Sol Trujillo has turned from villain to hero in the space of a briefing session. Well, that seems to be consensus view according to the business press gallery, after Telstra announced a solid 13.4 percent rise in profit to $1.94 billion from a 5.3 percent increase in sales for the December half.
Business Spectator’s Robert Gottliebsen, normally not one to be easily impressed, seemed dazzled by Sol’s show, noting that:
The Telstra board were lampooned as complete fools for appointing Sol Trujillo as CEO. Their greatest critic was the former communications minister Helen Coonan. The Telstra board members are now starting to look like possible heroes. Coonan is on the back bench.
While Telstra’s performance is on its face, impressive, especially compared with Optus (whose earnings for the nine months ending December 2007 dropped by 40 percent), the plaudits for Sol and his team seem slightly overdone.
While bottom line profit was up 13.4 percent, EBIT increased by the lower 6.2 percent (bottom line profit looked better thanks to lower corporate tax and interest payments). Further, despite being effectively a utility, the market continues to price Telstra on a forward multiple of 16 times earnings.
Notwithstanding Trujillo’s boastful claims, the company isn’t quite “firing on all cylinders” — revenue from its copper network continued to fall, down 1.4 percent. Given fixed line services are still Telstra’s largest revenue segment, a more accurate description would have been that the company is firing on all cylinders, except for its largest one.
However, the drop in fixed-line sales was however more than offset by a 14.5 percent surge in mobile revenue and a 35 percent leap in internet sales. Foxtel also chipped in with a $100 million payment. It is this mobile revenue growth which has gotten commentators and analysts excited, allegedly vindicating Trujillo’s costly 3G rollout.
While Telstra’s performance is respectable, the growth in premium mobile services must be placed in context. Early adopters to Telstra 3G network (such as corporate Blackberry users) aren’t especially thrifty. Therefore, Telstra has been able to widen margins by providing premium products (such as web mobile browsing), with the average data spend per user increasing by 37 percent.

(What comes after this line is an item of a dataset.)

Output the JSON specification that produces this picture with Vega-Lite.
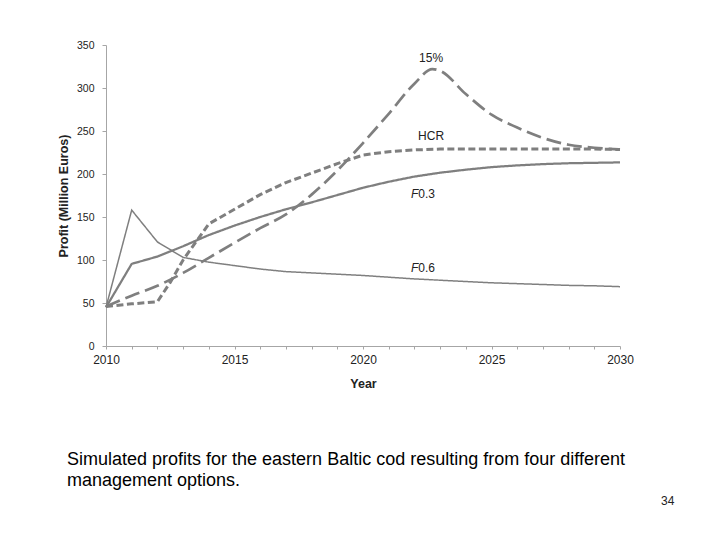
{
  "$schema": "https://vega.github.io/schema/vega-lite/v6.json",
  "width": 514,
  "height": 301,
  "autosize": {"type": "none"},
  "padding": {"left": 106, "top": 45, "right": 100, "bottom": 194},
  "background": "white",
  "title": {
    "text": ["Simulated profits for the eastern Baltic cod resulting from four different", "management options."],
    "orient": "bottom",
    "anchor": "start",
    "frame": "group",
    "dx": -39,
    "offset": -56,
    "font": "Liberation Sans",
    "fontSize": 18,
    "fontWeight": "normal",
    "color": "#000000",
    "lineHeight": 21
  },
  "datasets": {
    "profits": [
      {"year": 2010, "series": "F0.6", "profit": 45},
      {"year": 2011, "series": "F0.6", "profit": 158},
      {"year": 2012, "series": "F0.6", "profit": 121},
      {"year": 2013, "series": "F0.6", "profit": 103},
      {"year": 2014, "series": "F0.6", "profit": 97.5},
      {"year": 2015, "series": "F0.6", "profit": 93.5},
      {"year": 2016, "series": "F0.6", "profit": 89.5},
      {"year": 2017, "series": "F0.6", "profit": 86.5},
      {"year": 2018, "series": "F0.6", "profit": 85},
      {"year": 2019, "series": "F0.6", "profit": 83.5},
      {"year": 2020, "series": "F0.6", "profit": 82},
      {"year": 2021, "series": "F0.6", "profit": 80},
      {"year": 2022, "series": "F0.6", "profit": 78},
      {"year": 2023, "series": "F0.6", "profit": 76.5},
      {"year": 2024, "series": "F0.6", "profit": 75},
      {"year": 2025, "series": "F0.6", "profit": 73.5},
      {"year": 2026, "series": "F0.6", "profit": 72.5},
      {"year": 2027, "series": "F0.6", "profit": 71.5},
      {"year": 2028, "series": "F0.6", "profit": 70.5},
      {"year": 2029, "series": "F0.6", "profit": 70},
      {"year": 2030, "series": "F0.6", "profit": 69},
      {"year": 2010, "series": "F0.3", "profit": 45},
      {"year": 2011, "series": "F0.3", "profit": 95.5},
      {"year": 2012, "series": "F0.3", "profit": 104},
      {"year": 2013, "series": "F0.3", "profit": 116},
      {"year": 2014, "series": "F0.3", "profit": 129},
      {"year": 2015, "series": "F0.3", "profit": 140},
      {"year": 2016, "series": "F0.3", "profit": 150},
      {"year": 2017, "series": "F0.3", "profit": 159},
      {"year": 2018, "series": "F0.3", "profit": 167},
      {"year": 2019, "series": "F0.3", "profit": 175.5},
      {"year": 2020, "series": "F0.3", "profit": 184},
      {"year": 2021, "series": "F0.3", "profit": 191},
      {"year": 2022, "series": "F0.3", "profit": 197},
      {"year": 2023, "series": "F0.3", "profit": 201.5},
      {"year": 2024, "series": "F0.3", "profit": 205},
      {"year": 2025, "series": "F0.3", "profit": 208},
      {"year": 2026, "series": "F0.3", "profit": 210},
      {"year": 2027, "series": "F0.3", "profit": 211.5},
      {"year": 2028, "series": "F0.3", "profit": 212.5},
      {"year": 2029, "series": "F0.3", "profit": 213},
      {"year": 2030, "series": "F0.3", "profit": 213.5},
      {"year": 2010, "series": "HCR", "profit": 46},
      {"year": 2011, "series": "HCR", "profit": 49},
      {"year": 2012, "series": "HCR", "profit": 51.5},
      {"year": 2012.5, "series": "HCR", "profit": 74},
      {"year": 2013, "series": "HCR", "profit": 100},
      {"year": 2014, "series": "HCR", "profit": 142},
      {"year": 2015, "series": "HCR", "profit": 159},
      {"year": 2016, "series": "HCR", "profit": 176},
      {"year": 2017, "series": "HCR", "profit": 190},
      {"year": 2018, "series": "HCR", "profit": 201},
      {"year": 2019, "series": "HCR", "profit": 212},
      {"year": 2020, "series": "HCR", "profit": 222},
      {"year": 2021, "series": "HCR", "profit": 226},
      {"year": 2022, "series": "HCR", "profit": 228},
      {"year": 2023, "series": "HCR", "profit": 229},
      {"year": 2024, "series": "HCR", "profit": 229},
      {"year": 2025, "series": "HCR", "profit": 229},
      {"year": 2026, "series": "HCR", "profit": 229},
      {"year": 2027, "series": "HCR", "profit": 229},
      {"year": 2028, "series": "HCR", "profit": 229},
      {"year": 2029, "series": "HCR", "profit": 229},
      {"year": 2030, "series": "HCR", "profit": 228.5},
      {"year": 2010, "series": "15%", "profit": 46},
      {"year": 2011, "series": "15%", "profit": 58.5},
      {"year": 2012, "series": "15%", "profit": 70},
      {"year": 2013, "series": "15%", "profit": 85},
      {"year": 2014, "series": "15%", "profit": 102.5},
      {"year": 2015, "series": "15%", "profit": 120},
      {"year": 2016, "series": "15%", "profit": 137},
      {"year": 2017, "series": "15%", "profit": 153},
      {"year": 2018, "series": "15%", "profit": 176},
      {"year": 2019, "series": "15%", "profit": 204},
      {"year": 2020, "series": "15%", "profit": 236},
      {"year": 2021, "series": "15%", "profit": 270},
      {"year": 2022, "series": "15%", "profit": 305},
      {"year": 2022.7, "series": "15%", "profit": 322},
      {"year": 2023, "series": "15%", "profit": 320},
      {"year": 2024, "series": "15%", "profit": 293},
      {"year": 2025, "series": "15%", "profit": 269},
      {"year": 2026, "series": "15%", "profit": 254},
      {"year": 2027, "series": "15%", "profit": 242},
      {"year": 2028, "series": "15%", "profit": 234},
      {"year": 2029, "series": "15%", "profit": 230.5},
      {"year": 2030, "series": "15%", "profit": 228.5}
    ],
    "labels": [
      {"text": "15%", "year": 2022.65, "profit": 335},
      {"text": "HCR", "year": 2022.65, "profit": 244}
    ],
    "italicLabels": [
      {"text": "F", "year": 2022.15, "profit": 177},
      {"text": "F", "year": 2022.15, "profit": 91}
    ],
    "suffixLabels": [
      {"text": "0.3", "year": 2022.15, "profit": 177},
      {"text": "0.6", "year": 2022.15, "profit": 91}
    ],
    "page": [
      {"text": "34", "year": 2032.12, "profit": -180}
    ]
  },
  "encoding": {
    "x": {
      "field": "year",
      "type": "quantitative",
      "scale": {"domain": [2010, 2030], "nice": false, "zero": false},
      "axis": {
        "title": "Year",
        "values": [2010, 2011, 2012, 2013, 2014, 2015, 2016, 2017, 2018, 2019, 2020, 2021, 2022, 2023, 2024, 2025, 2026, 2027, 2028, 2029, 2030],
        "format": "d",
        "labelExpr": "datum.value % 5 == 0 ? datum.label : ''",
        "labelFlush": false,
        "labelFontSize": 12,
        "grid": false,
        "tickSize": 3,
        "labelPadding": 5,
        "titlePadding": 12
      }
    },
    "y": {
      "field": "profit",
      "type": "quantitative",
      "scale": {"domain": [0, 350], "nice": false},
      "axis": {
        "title": "Profit (Million Euros)",
        "values": [0, 50, 100, 150, 200, 250, 300, 350],
        "labelFontSize": 10.5,
        "grid": false,
        "tickSize": 4,
        "labelPadding": 8,
        "titlePadding": 6
      }
    }
  },
  "layer": [
    {
      "data": {"name": "profits"},
      "transform": [{"filter": "datum.series != '15%'"}],
      "mark": {"type": "line", "color": "#7f7f7f", "interpolate": "linear"},
      "encoding": {
        "detail": {"field": "series", "type": "nominal"},
        "strokeDash": {
          "field": "series",
          "type": "nominal",
          "scale": {"domain": ["F0.6", "F0.3", "HCR"], "range": [[1, 0], [1, 0], [7, 3.5]]},
          "legend": null
        },
        "strokeWidth": {
          "field": "series",
          "type": "nominal",
          "scale": {"domain": ["F0.6", "F0.3", "HCR"], "range": [1.5, 3, 3]},
          "legend": null
        }
      }
    },
    {
      "data": {"name": "profits"},
      "transform": [{"filter": "datum.series == '15%'"}],
      "mark": {"type": "line", "color": "#7f7f7f", "interpolate": "monotone", "strokeWidth": 2.7, "strokeDash": [15, 6]},
      "encoding": {}
    },
    {
      "data": {"name": "labels"},
      "mark": {"type": "text", "font": "Liberation Sans", "fontSize": 12, "color": "#222222", "align": "center", "baseline": "middle"},
      "encoding": {"text": {"field": "text"}}
    },
    {
      "data": {"name": "italicLabels"},
      "mark": {"type": "text", "font": "Liberation Sans", "fontSize": 12, "fontStyle": "italic", "color": "#222222", "align": "right", "baseline": "middle"},
      "encoding": {"text": {"field": "text"}}
    },
    {
      "data": {"name": "suffixLabels"},
      "mark": {"type": "text", "font": "Liberation Sans", "fontSize": 12, "color": "#222222", "align": "left", "baseline": "middle"},
      "encoding": {"text": {"field": "text"}}
    },
    {
      "data": {"name": "page"},
      "mark": {"type": "text", "font": "Liberation Sans", "fontSize": 12, "color": "#222222", "align": "right", "baseline": "middle"},
      "encoding": {"text": {"field": "text"}}
    }
  ],
  "config": {
    "view": {"stroke": null},
    "axis": {
      "domainColor": "#a6a6a6",
      "tickColor": "#a6a6a6",
      "labelFont": "Liberation Sans",
      "labelColor": "#222222",
      "titleFont": "Liberation Sans",
      "titleFontSize": 12.5,
      "titleFontWeight": "bold",
      "titleColor": "#222222"
    }
  }
}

This growth rate is unsustainable in the medium term for two reasons. First, most customers are far more price conscious than early adopters or corporate clients, and once the Telstra has exhausted selling to the cream, it will find maintaining such high margins slightly more difficult. Second, as Telstra’s competitors eventually migrate to providing full, high speed mobile data services, data prices will inevitably drop and margins fall. (This happened with fixed lines and later mobiles in general, evidenced by Telstra’s revenue from basic mobile calls and access eking out a far more pedestrian 1.3 percent rise).
It should be noted that currently, Vodafone and 3Mobile focus on the lower end of the market, effectively leaving Telstra to compete with Optus for premium customers. The Singaporean-owned competitor has been too busy cutting costs and moving staff to India to effectively compete, allowing TLS to solidify its leadership in the premium area.
Despite the plaudits, Telstra’s result is solid, but not outstanding. Once Telstra can deliver several years of continued profit growth across and stop paying dividends from borrowings, then its performance can be praised. Until then, the utility is still priced for growth and its share price remains lower than when Trujillo arrived. Overall, probably best to keep the Cristal on ice for a few more quarters.